Of course, to most Americans, this is just a bunch of parliamentary gobbledygook. The Beltway ruling class thus knows it can use the necessity of holding two votes to have it both ways — in the classic John Kerry formulation, to vote for it before they vote against it. Chanting the “it’s just procedural” mantra, Republicans vote in favor of cloture, knowing this ensures that the massive borrowing and spending bills they purport to oppose will move to a final vote, at which point the Democratic majority will rubber-stamp them. When the final vote is taken, Republicans thunderously cast their impotent “nays.” Then, they go back home, wear the nays like battle scars, and tell constituents how vigorously they are fighting against Washington’s wicked ways.
Engaged conservatives are on to the ruse. Notwithstanding the Republican establishment’s campaign to marginalize them as what the Journal obligingly labels a “rump kamikaze caucus,” their ranks are swelling. Without them, the Republicans would not have recaptured the House in 2010. Increasingly, they mount primary challenges against Beltway relics. They don’t win all the time, but they win quite a few — like long-shot Ted Cruz’s stunning primary rout over the party’s preferred candidate. And there is a more serious danger for GOP leadership: The conservative base increasingly wears the establishment’s disdain as a badge of honor.
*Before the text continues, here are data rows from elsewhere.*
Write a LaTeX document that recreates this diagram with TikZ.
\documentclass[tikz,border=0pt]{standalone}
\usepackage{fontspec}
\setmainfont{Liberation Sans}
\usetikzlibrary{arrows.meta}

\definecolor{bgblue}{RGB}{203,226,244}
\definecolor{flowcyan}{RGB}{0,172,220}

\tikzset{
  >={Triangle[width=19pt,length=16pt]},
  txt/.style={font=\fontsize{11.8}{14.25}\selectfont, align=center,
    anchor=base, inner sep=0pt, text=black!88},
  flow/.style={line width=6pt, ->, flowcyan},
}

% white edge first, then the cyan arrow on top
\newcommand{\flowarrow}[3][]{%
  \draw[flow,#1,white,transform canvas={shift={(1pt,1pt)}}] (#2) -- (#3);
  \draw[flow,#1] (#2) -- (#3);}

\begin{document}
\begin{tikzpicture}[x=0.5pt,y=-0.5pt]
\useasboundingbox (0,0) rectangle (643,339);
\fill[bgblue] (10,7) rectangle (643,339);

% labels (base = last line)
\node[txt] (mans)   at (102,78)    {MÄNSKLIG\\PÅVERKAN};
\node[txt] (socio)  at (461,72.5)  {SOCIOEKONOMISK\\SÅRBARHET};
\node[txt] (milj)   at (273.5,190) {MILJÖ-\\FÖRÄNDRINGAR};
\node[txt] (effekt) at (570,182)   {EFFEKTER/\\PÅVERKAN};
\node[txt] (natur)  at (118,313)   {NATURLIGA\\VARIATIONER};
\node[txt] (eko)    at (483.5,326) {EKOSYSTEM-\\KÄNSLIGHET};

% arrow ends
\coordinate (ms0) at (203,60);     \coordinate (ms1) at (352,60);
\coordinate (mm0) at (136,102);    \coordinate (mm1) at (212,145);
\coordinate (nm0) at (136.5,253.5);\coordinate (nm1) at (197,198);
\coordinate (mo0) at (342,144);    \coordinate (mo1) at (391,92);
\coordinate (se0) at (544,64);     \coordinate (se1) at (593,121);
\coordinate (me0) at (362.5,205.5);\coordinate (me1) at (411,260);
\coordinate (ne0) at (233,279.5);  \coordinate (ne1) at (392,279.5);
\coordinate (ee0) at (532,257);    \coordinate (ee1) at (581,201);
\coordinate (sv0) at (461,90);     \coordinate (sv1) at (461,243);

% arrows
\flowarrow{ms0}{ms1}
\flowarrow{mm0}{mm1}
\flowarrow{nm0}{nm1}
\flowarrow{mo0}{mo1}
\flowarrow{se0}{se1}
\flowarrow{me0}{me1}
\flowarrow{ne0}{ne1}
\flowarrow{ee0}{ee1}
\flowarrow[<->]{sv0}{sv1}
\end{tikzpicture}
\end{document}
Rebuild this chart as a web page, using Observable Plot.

Beltway Republicans do not seem to grasp how ominous this is. They so crave pats on the head from the “let’s make government work” commentariat that they’ve lost any feel for people who are wired differently, who see government as the problem, and who want it substantially downsized. In the end, the “let’s make government work” crowd is with the Democrats; the “kamikazes” are the ones the GOP must have. Condescension toward the customer is never a particularly good business strategy.